## WHAT IS EXPECTED
Exactly the lines from the start of the data below through the line that contains "Chart.register(...registerables);" are to be copied, with pictures left out.

## INFORMATION PROVIDED
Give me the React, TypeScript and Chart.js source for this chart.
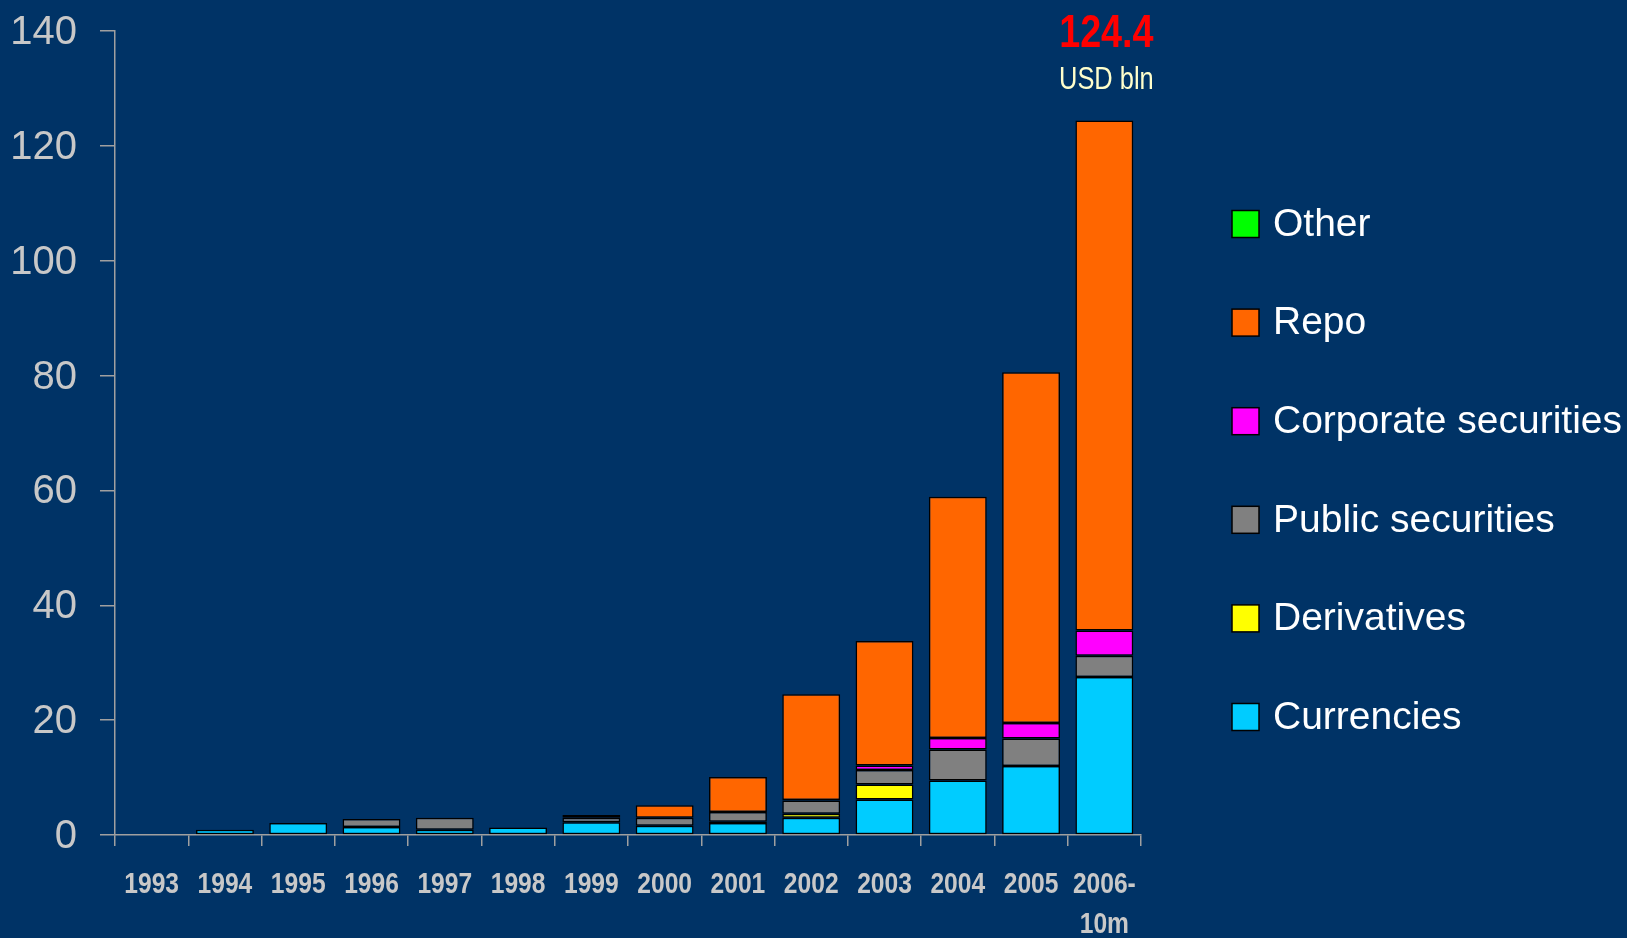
import React, { useEffect, useRef } from "react";
import { Chart, registerables } from "chart.js";

Chart.register(...registerables);

const categories: (string | string[])[] = [
  "1993", "1994", "1995", "1996", "1997", "1998", "1999",
  "2000", "2001", "2002", "2003", "2004", "2005", ["2006-", "10m"],
];
const currencies = [0, 0.9, 2.1, 1.4, 0.9, 1.3, 2.2, 1.6, 2.1, 3.0, 6.2, 9.5, 12.0, 27.5];
const derivatives = [0, 0, 0, 0, 0, 0, 0, 0, 0.2, 0.7, 2.6, 0, 0, 0];
const publicSecurities = [0, 0, 0, 1.4, 2.1, 0, 0.8, 1.4, 1.7, 2.3, 2.5, 5.4, 4.8, 3.7];
const corporateSecurities = [0, 0, 0, 0, 0, 0, 0, 0, 0, 0.1, 0.8, 2.0, 2.7, 4.4];
const repo = [0, 0, 0, 0, 0, 0, 0.5, 2.2, 6.1, 18.4, 21.7, 42.0, 61.1, 88.8];
const other = [0, 0, 0, 0, 0, 0, 0, 0, 0, 0, 0, 0, 0, 0];
const yTicks = [0, 20, 40, 60, 80, 100, 120, 140];
const unitLabel = "USD bln";

const BG = "#003366";
const SANS = "'Liberation Sans', Arial, sans-serif";
const NARROW_SCALE = 0.82;

function narrowText(ctx: CanvasRenderingContext2D, text: string, x: number, y: number) {
  ctx.save();
  ctx.translate(x, y);
  ctx.scale(NARROW_SCALE, 1);
  ctx.fillText(text, 0, 0);
  ctx.restore();
}

const totalLabelPlugin = {
  id: "totalLabel",
  afterDraw(chart: any) {
    const { ctx, scales } = chart;
    const last = categories.length - 1;
    let total = 0;
    chart.data.datasets.forEach((ds: any) => { total += Number(ds.data[last]) || 0; });
    const x = scales.x.getPixelForValue(last) + 2;
    const yTop = scales.y.getPixelForValue(total);
    ctx.save();
    ctx.textAlign = "center";
    ctx.textBaseline = "middle";
    ctx.fillStyle = "#ff0000";
    ctx.font = `bold 46px ${SANS}`;
    narrowText(ctx, total.toFixed(1), x, yTop - 86);
    ctx.fillStyle = "#ffffcc";
    ctx.font = `31px ${SANS}`;
    narrowText(ctx, unitLabel, x, yTop - 40);
    ctx.restore();
  },
};

const xLabelPlugin = {
  id: "xLabels",
  afterDraw(chart: any) {
    const { ctx, scales } = chart;
    const xs = scales.x;
    const base = xs.top + 50;
    ctx.save();
    ctx.textAlign = "center";
    ctx.textBaseline = "middle";
    ctx.fillStyle = "#c8c8c8";
    ctx.font = `bold 30px ${SANS}`;
    categories.forEach((c, i) => {
      const lines = Array.isArray(c) ? c : [c];
      const x = xs.getPixelForValue(i);
      lines.forEach((ln, k) => narrowText(ctx, ln, x, base + k * 40));
    });
    ctx.restore();
  },
};

const legendPlugin = {
  id: "sideLegend",
  afterDraw(chart: any) {
    const { ctx, chartArea } = chart;
    const items = [...chart.data.datasets].reverse();
    const boxLeft = chartArea.right + 91;
    const firstY = chartArea.top + 193;
    const step = 98.6;
    ctx.save();
    ctx.textBaseline = "middle";
    ctx.textAlign = "left";
    ctx.font = `39px ${SANS}`;
    items.forEach((ds: any, i: number) => {
      const cy = firstY + i * step;
      ctx.fillStyle = ds.backgroundColor;
      ctx.fillRect(boxLeft, cy - 13.5, 27, 27);
      ctx.strokeStyle = "#000000";
      ctx.lineWidth = 1.5;
      ctx.strokeRect(boxLeft, cy - 13.5, 27, 27);
      ctx.fillStyle = "#ffffff";
      ctx.fillText(ds.label, boxLeft + 41, cy + 1);
    });
    ctx.restore();
  },
};

export default function App() {
  const ref = useRef<HTMLCanvasElement | null>(null);
  useEffect(() => {
    if (!ref.current) return;
    const mk = (label: string, data: number[], color: string) => ({
      label, data, backgroundColor: color, borderColor: "#000000", borderWidth: 1.5,
      borderSkipped: false as const, categoryPercentage: 1, barPercentage: 0.79,
    });
    const chart = new Chart(ref.current, {
      type: "bar",
      data: {
        labels: categories,
        datasets: [
          mk("Currencies", currencies, "#00ccff"),
          mk("Derivatives", derivatives, "#ffff00"),
          mk("Public securities", publicSecurities, "#808080"),
          mk("Corporate securities", corporateSecurities, "#ff00ff"),
          mk("Repo", repo, "#ff6600"),
          mk("Other", other, "#00ff00"),
        ],
      },
      options: {
        animation: false,
        responsive: true,
        maintainAspectRatio: false,
        layout: { padding: { left: 0, top: 31, right: 486, bottom: 0 } },
        plugins: {
          legend: { display: false },
          tooltip: { enabled: false },
        },
        scales: {
          x: {
            stacked: true,
            grid: { display: true, drawOnChartArea: false, offset: true, color: "#a0a0a0", tickLength: 11, lineWidth: 1.5 },
            border: { display: true, color: "#a0a0a0", width: 1.5 },
            ticks: { display: false, autoSkip: false },
            afterFit: (s: any) => { s.height = 103; s.paddingLeft = 0; s.paddingRight = 0; },
          },
          y: {
            stacked: true,
            min: 0,
            max: 140,
            afterBuildTicks: (s: any) => { s.ticks = yTicks.map((v) => ({ value: v })); },
            grid: { display: true, drawOnChartArea: false, color: "#a0a0a0", tickLength: 15, lineWidth: 1.5 },
            border: { display: true, color: "#a0a0a0", width: 1.5 },
            ticks: {
              color: "#c8c8c8",
              font: { family: SANS, size: 40 },
              padding: 23,
              labelOffset: 2,
            },
            afterFit: (s: any) => { s.width = 115; s.paddingTop = 0; s.paddingBottom = 0; },
          },
        },
      },
      plugins: [totalLabelPlugin, xLabelPlugin, legendPlugin],
    } as any);
    return () => chart.destroy();
  }, []);
  return (
    <div style={{ position: "fixed", left: 0, top: 0, width: 1627, height: 938, background: BG }}>
      <canvas ref={ref} />
    </div>
  );
}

## TASK SOLUTION
Give me the React, TypeScript and Chart.js source for this chart.
import React, { useEffect, useRef } from "react";
import { Chart, registerables } from "chart.js";

Chart.register(...registerables);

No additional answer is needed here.